Theologians tell us the world’s major religions emphasize obedience, submission, and service. Powerful, even intimidating words, of which obedience is a cornerstone. Obedience may be understood as comprehending and applying the worldview put forth in the theology of one’s chosen tradition. Usually through disciplined actions of practice, and ethical interpersonal relations.
Obedience is challenging for most because until teachings or experience inform one sufficiently, what we are to obey seems contrary to our understanding of the world. They appear against the worldly norms of our society or culture, and beyond our ability to accomplish. And, obedience is all too often equated with reward in the future, e.g. heaven, enlightenment. This makes one misconceive the true result of obedience. Also, one is left feeling that Spirit is not omnipresent, not immediately available, and must be sought after. Something to be eventually achieved. And, obedience can convey a restrictive moralistic aspect to spiritual practice that one might assume hinders the very liberation promised.

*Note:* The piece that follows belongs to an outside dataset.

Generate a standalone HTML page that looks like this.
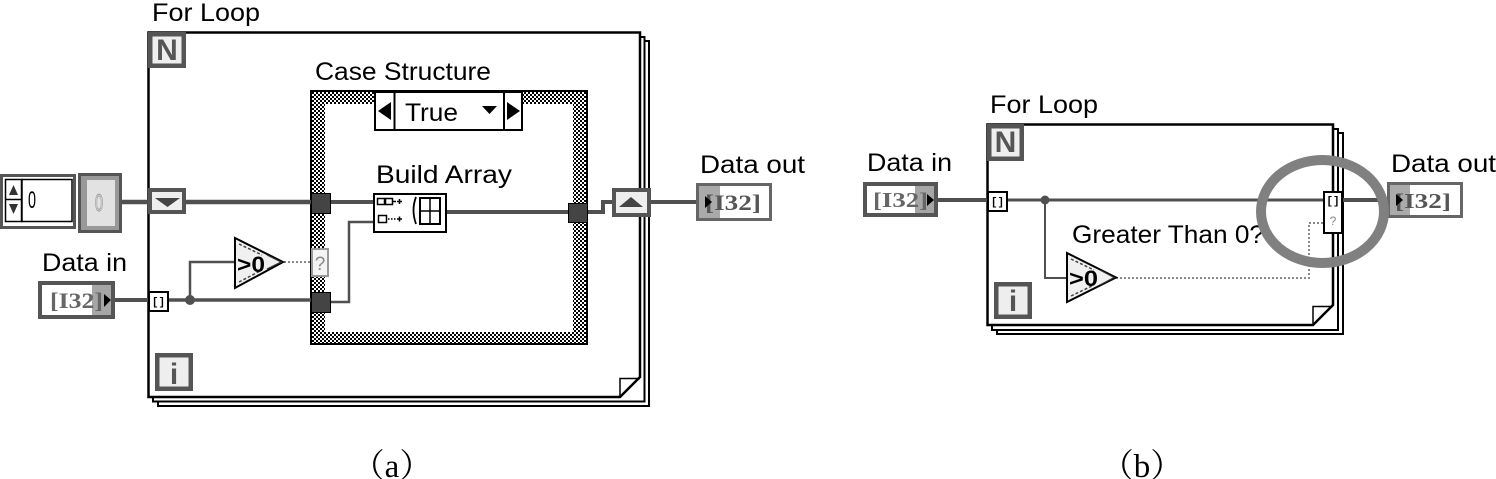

Actually, the result of obedience is a state of conscious awareness in which grace is experienced as the Now. It is a subjective experience of liberation, with a natural impulse to engage in lovingly virtuous and altruistic behavior. This is realized through following the spiritual principles previously codified and given the world. They show that if one obeys God, then God will act through the practitioner, and will do so in a more creative and far ranging manner than humanity alone can imagine. Obedience facilitates and supports submission to God so God may use the faithful to benefit others. And as one obeys one feels extraordinarily fulfilled, blessed, and alive. Obedience is not restrictive, but freeing, actually resulting in what one might call a liberated conscience. Rather than a suppressive dogma dictating righteous action, there is guidance from God’s loving presence. Naturally determining human behavior so it is caring and righteous.